(686e) Inorganic Microfiltration Membranes Modified with Hydrophilic Silica Nanoparticles for Oil-in-Water Emulsion Separation

Kim, S. J., Oklahoma State University
Liu, R., Oklahoma State University
Yegya Raman, A. K., Oklahoma State University
Shaik, I. K., Oklahoma State University
Aichele, C. P., Oklahoma State University
On a global scale, approximately three barrels of produced water are produced for every barrel of oil extracted. The existence of oil droplets can result in the formation of stable oil-in-water emulsions. In order to meet the discharge requirements, there is a significant need for efficient, cost-effective strategies to remove hydrocarbons from produced water.
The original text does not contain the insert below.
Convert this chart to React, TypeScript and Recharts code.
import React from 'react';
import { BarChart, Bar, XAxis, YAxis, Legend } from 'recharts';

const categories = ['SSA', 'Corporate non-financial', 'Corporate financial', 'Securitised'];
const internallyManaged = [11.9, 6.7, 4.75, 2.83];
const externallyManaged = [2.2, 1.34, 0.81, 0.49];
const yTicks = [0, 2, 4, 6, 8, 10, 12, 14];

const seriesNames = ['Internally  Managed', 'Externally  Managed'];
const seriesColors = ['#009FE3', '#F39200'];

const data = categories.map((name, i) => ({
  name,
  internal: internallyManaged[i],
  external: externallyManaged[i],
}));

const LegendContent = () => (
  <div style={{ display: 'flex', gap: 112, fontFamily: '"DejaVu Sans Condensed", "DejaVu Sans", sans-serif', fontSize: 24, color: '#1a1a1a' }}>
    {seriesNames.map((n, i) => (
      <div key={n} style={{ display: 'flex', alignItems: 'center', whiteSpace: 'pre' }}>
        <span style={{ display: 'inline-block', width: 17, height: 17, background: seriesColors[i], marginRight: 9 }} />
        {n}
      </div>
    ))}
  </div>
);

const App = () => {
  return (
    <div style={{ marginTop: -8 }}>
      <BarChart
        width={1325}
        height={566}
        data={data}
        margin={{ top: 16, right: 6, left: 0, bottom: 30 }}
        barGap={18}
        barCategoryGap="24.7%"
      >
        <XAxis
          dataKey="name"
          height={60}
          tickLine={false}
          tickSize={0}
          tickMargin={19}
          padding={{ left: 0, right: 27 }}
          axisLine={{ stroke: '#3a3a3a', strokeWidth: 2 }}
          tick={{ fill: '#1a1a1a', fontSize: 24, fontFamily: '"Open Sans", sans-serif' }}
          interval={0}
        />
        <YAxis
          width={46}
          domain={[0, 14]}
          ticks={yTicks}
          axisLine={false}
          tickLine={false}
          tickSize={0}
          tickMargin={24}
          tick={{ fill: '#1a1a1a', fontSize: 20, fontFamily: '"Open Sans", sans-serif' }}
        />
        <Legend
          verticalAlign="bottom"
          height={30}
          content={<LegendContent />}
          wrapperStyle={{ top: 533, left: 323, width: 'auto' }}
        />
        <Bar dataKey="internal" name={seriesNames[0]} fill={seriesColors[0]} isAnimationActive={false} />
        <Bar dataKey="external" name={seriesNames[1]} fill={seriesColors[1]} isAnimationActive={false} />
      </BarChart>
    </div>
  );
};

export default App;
Our work aims at developing new membrane strategies that result in high water flux and low membrane fouling for produced water applications. To accomplish this, alumina microfiltration membranes were modified by incorporating silica nanoparticles into the membrane structure. The modified alumina tubular membranes were tested using cyclohexane-in-water emulsions. The experimental results showed that the alumina membrane treated with a 0.5 wt.% silica nanoparticle solution yielded a water flux of 350 L/m2-h and oil rejection efficiency of 93%. This is a 21% enhancement in the flux and a 6% enhancement in the oil rejection efficiency compared with the unmodified membrane. The cyclohexane concentration of the permeate was less than 40 ppm when the cyclohexane concentration of the feed was 500 ppm at 40 ℃ with a feed pressure of 43.7 psia.